→ **WHAT IS REQUIRED**: Write out the entire listing below exactly as it appears, minus any pictures.

****

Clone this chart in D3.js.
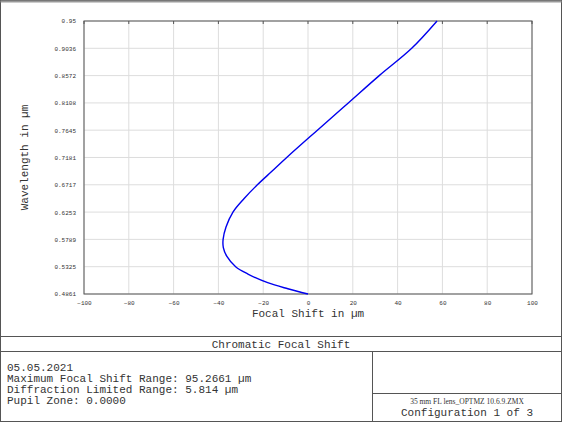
<!DOCTYPE html>
<html>
<head>
<meta charset="utf-8">
<script src="https://cdnjs.cloudflare.com/ajax/libs/d3/7.8.5/d3.min.js"></script>
<style>
  body { margin: 0; background: #fff; }
  text { font-family: "Liberation Mono", monospace; fill: #333; }
</style>
</head>
<body>
<svg width="562" height="422"></svg>
<script>
var wavelength = [0.4861, 0.4950, 0.5053, 0.5200, 0.5325, 0.5500, 0.5650, 0.5789, 0.6000, 0.6253, 0.6480, 0.6717, 0.6950, 0.7181, 0.7645, 0.8108, 0.8572, 0.9036, 0.95];
var focalShift = [0, -9, -18, -26.8, -32.3, -36.2, -37.8, -37.9, -36.6, -33.5, -28.6, -22.6, -16, -9.5, 4.2, 18.0, 31.8, 46.3, 57.6];
var yTicks = [0.4861, 0.5325, 0.5789, 0.6253, 0.6717, 0.7181, 0.7645, 0.8108, 0.8572, 0.9036, 0.95];
var xTicks = [-100, -80, -60, -40, -20, 0, 20, 40, 60, 80, 100];
var infoLines = ["05.05.2021", "Maximum Focal Shift Range: 95.2661 \u00b5m", "Diffraction Limited Range: 5.814 \u00b5m", "Pupil Zone: 0.0000"];

var svg = d3.select("svg");
var L = 84, R = 532, T = 21, B = 294;
var x = d3.scaleLinear().domain([-100, 100]).range([L, R]);
var y = d3.scaleLinear().domain([0.4861, 0.95]).range([B, T]);

// frame
svg.append("rect").attr("x", 0.5).attr("y", 0.5).attr("width", 561).attr("height", 421)
  .attr("fill", "none").attr("stroke", "#555");
svg.append("rect").attr("x", 0.5).attr("y", 0.5).attr("width", 561).attr("height", 2).attr("fill", "#999");

// grid
svg.append("g").selectAll("line").data(xTicks).enter().append("line")
  .attr("x1", d => x(d)).attr("x2", d => x(d)).attr("y1", T).attr("y2", B)
  .attr("stroke", "#ddd");
svg.append("g").selectAll("line").data(yTicks).enter().append("line")
  .attr("x1", L).attr("x2", R).attr("y1", d => y(d)).attr("y2", d => y(d))
  .attr("stroke", "#ddd");

// axes
var xa = svg.append("g").attr("transform", "translate(0," + B + ")")
  .call(d3.axisBottom(x).tickValues(xTicks).tickSize(0).tickPadding(7));
var ya = svg.append("g").attr("transform", "translate(" + L + ",0)")
  .call(d3.axisLeft(y).tickValues(yTicks).tickFormat(d => String(d)).tickSize(0).tickPadding(8));
[xa, ya].forEach(function(a) {
  a.select(".domain").remove();
  a.selectAll("text").style("font-size", "6px").style("font-family", "Liberation Mono").attr("fill", "#333");
});
svg.append("g").selectAll("line").data(xTicks).enter().append("line")
  .attr("x1", d => x(d)).attr("x2", d => x(d)).attr("y1", T).attr("y2", T + 3).attr("stroke", "#555");
svg.append("rect").attr("x", L).attr("y", T).attr("width", R - L).attr("height", B - T)
  .attr("fill", "none").attr("stroke", "#555");

svg.append("text").attr("x", (L + R) / 2).attr("y", 317).attr("text-anchor", "middle")
  .style("font-size", "11px").text("Focal Shift in \u00b5m");
svg.append("text").attr("transform", "translate(28," + ((T + B) / 2) + ") rotate(-90)")
  .attr("text-anchor", "middle").style("font-size", "11px").text("Wavelength in \u00b5m");

// curve
var pts = wavelength.map((w, i) => [focalShift[i], w]);
svg.append("path").datum(pts)
  .attr("d", d3.line().x(d => x(d[0])).y(d => y(d[1])).curve(d3.curveCatmullRom))
  .attr("fill", "none").attr("stroke", "#0000ee").attr("stroke-width", 1.4);

// info boxes
svg.append("line").attr("x1", 0).attr("x2", 562).attr("y1", 336.5).attr("y2", 336.5).attr("stroke", "#555");
svg.append("line").attr("x1", 0).attr("x2", 562).attr("y1", 351.5).attr("y2", 351.5).attr("stroke", "#555");
svg.append("line").attr("x1", 372.5).attr("x2", 372.5).attr("y1", 351.5).attr("y2", 422).attr("stroke", "#555");
svg.append("line").attr("x1", 372.5).attr("x2", 562).attr("y1", 393.5).attr("y2", 393.5).attr("stroke", "#555");
svg.append("text").attr("x", 281).attr("y", 348).attr("text-anchor", "middle")
  .style("font-size", "11px").text("Chromatic Focal Shift");
svg.append("g").selectAll("text").data(infoLines).enter().append("text")
  .attr("x", 7).attr("y", (d, i) => 371 + i * 11).style("font-size", "11px").text(d => d);
svg.append("text").attr("x", 467).attr("y", 404).attr("text-anchor", "middle")
  .style("font-size", "7.5px").style("font-family", "Liberation Sans Narrow, Liberation Serif").text("35 mm FL lens_OPTMZ 10.6.9.ZMX");
svg.append("text").attr("x", 467).attr("y", 416).attr("text-anchor", "middle")
  .style("font-size", "11px").text("Configuration 1 of 3");
</script>
</body>
</html>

****

→ **THE ANSWER**:
Clone this chart in D3.js.
<!DOCTYPE html>
<html>
<head>
<meta charset="utf-8">
<script src="https://cdnjs.cloudflare.com/ajax/libs/d3/7.8.5/d3.min.js"></script>
<style>
  body { margin: 0; background: #fff; }
  text { font-family: "Liberation Mono", monospace; fill: #333; }
</style>
</head>
<body>
<svg width="562" height="422"></svg>
<script>
var wavelength = [0.4861, 0.4950, 0.5053, 0.5200, 0.5325, 0.5500, 0.5650, 0.5789, 0.6000, 0.6253, 0.6480, 0.6717, 0.6950, 0.7181, 0.7645, 0.8108, 0.8572, 0.9036, 0.95];
var focalShift = [0, -9, -18, -26.8, -32.3, -36.2, -37.8, -37.9, -36.6, -33.5, -28.6, -22.6, -16, -9.5, 4.2, 18.0, 31.8, 46.3, 57.6];
var yTicks = [0.4861, 0.5325, 0.5789, 0.6253, 0.6717, 0.7181, 0.7645, 0.8108, 0.8572, 0.9036, 0.95];
var xTicks = [-100, -80, -60, -40, -20, 0, 20, 40, 60, 80, 100];
var infoLines = ["05.05.2021", "Maximum Focal Shift Range: 95.2661 \u00b5m", "Diffraction Limited Range: 5.814 \u00b5m", "Pupil Zone: 0.0000"];

var svg = d3.select("svg");
var L = 84, R = 532, T = 21, B = 294;
var x = d3.scaleLinear().domain([-100, 100]).range([L, R]);
var y = d3.scaleLinear().domain([0.4861, 0.95]).range([B, T]);

// frame
svg.append("rect").attr("x", 0.5).attr("y", 0.5).attr("width", 561).attr("height", 421)
  .attr("fill", "none").attr("stroke", "#555");
svg.append("rect").attr("x", 0.5).attr("y", 0.5).attr("width", 561).attr("height", 2).attr("fill", "#999");

// grid
svg.append("g").selectAll("line").data(xTicks).enter().append("line")
  .attr("x1", d => x(d)).attr("x2", d => x(d)).attr("y1", T).attr("y2", B)
  .attr("stroke", "#ddd");
svg.append("g").selectAll("line").data(yTicks).enter().append("line")
  .attr("x1", L).attr("x2", R).attr("y1", d => y(d)).attr("y2", d => y(d))
  .attr("stroke", "#ddd");

// axes
var xa = svg.append("g").attr("transform", "translate(0," + B + ")")
  .call(d3.axisBottom(x).tickValues(xTicks).tickSize(0).tickPadding(7));
var ya = svg.append("g").attr("transform", "translate(" + L + ",0)")
  .call(d3.axisLeft(y).tickValues(yTicks).tickFormat(d => String(d)).tickSize(0).tickPadding(8));
[xa, ya].forEach(function(a) {
  a.select(".domain").remove();
  a.selectAll("text").style("font-size", "6px").style("font-family", "Liberation Mono").attr("fill", "#333");
});
svg.append("g").selectAll("line").data(xTicks).enter().append("line")
  .attr("x1", d => x(d)).attr("x2", d => x(d)).attr("y1", T).attr("y2", T + 3).attr("stroke", "#555");
svg.append("rect").attr("x", L).attr("y", T).attr("width", R - L).attr("height", B - T)
  .attr("fill", "none").attr("stroke", "#555");

svg.append("text").attr("x", (L + R) / 2).attr("y", 317).attr("text-anchor", "middle")
  .style("font-size", "11px").text("Focal Shift in \u00b5m");
svg.append("text").attr("transform", "translate(28," + ((T + B) / 2) + ") rotate(-90)")
  .attr("text-anchor", "middle").style("font-size", "11px").text("Wavelength in \u00b5m");

// curve
var pts = wavelength.map((w, i) => [focalShift[i], w]);
svg.append("path").datum(pts)
  .attr("d", d3.line().x(d => x(d[0])).y(d => y(d[1])).curve(d3.curveCatmullRom))
  .attr("fill", "none").attr("stroke", "#0000ee").attr("stroke-width", 1.4);

// info boxes
svg.append("line").attr("x1", 0).attr("x2", 562).attr("y1", 336.5).attr("y2", 336.5).attr("stroke", "#555");
svg.append("line").attr("x1", 0).attr("x2", 562).attr("y1", 351.5).attr("y2", 351.5).attr("stroke", "#555");
svg.append("line").attr("x1", 372.5).attr("x2", 372.5).attr("y1", 351.5).attr("y2", 422).attr("stroke", "#555");
svg.append("line").attr("x1", 372.5).attr("x2", 562).attr("y1", 393.5).attr("y2", 393.5).attr("stroke", "#555");
svg.append("text").attr("x", 281).attr("y", 348).attr("text-anchor", "middle")
  .style("font-size", "11px").text("Chromatic Focal Shift");
svg.append("g").selectAll("text").data(infoLines).enter().append("text")
  .attr("x", 7).attr("y", (d, i) => 371 + i * 11).style("font-size", "11px").text(d => d);
svg.append("text").attr("x", 467).attr("y", 404).attr("text-anchor", "middle")
  .style("font-size", "7.5px").style("font-family", "Liberation Sans Narrow, Liberation Serif").text("35 mm FL lens_OPTMZ 10.6.9.ZMX");
svg.append("text").attr("x", 467).attr("y", 416).attr("text-anchor", "middle")
  .style("font-size", "11px").text("Configuration 1 of 3");
</script>
</body>
</html>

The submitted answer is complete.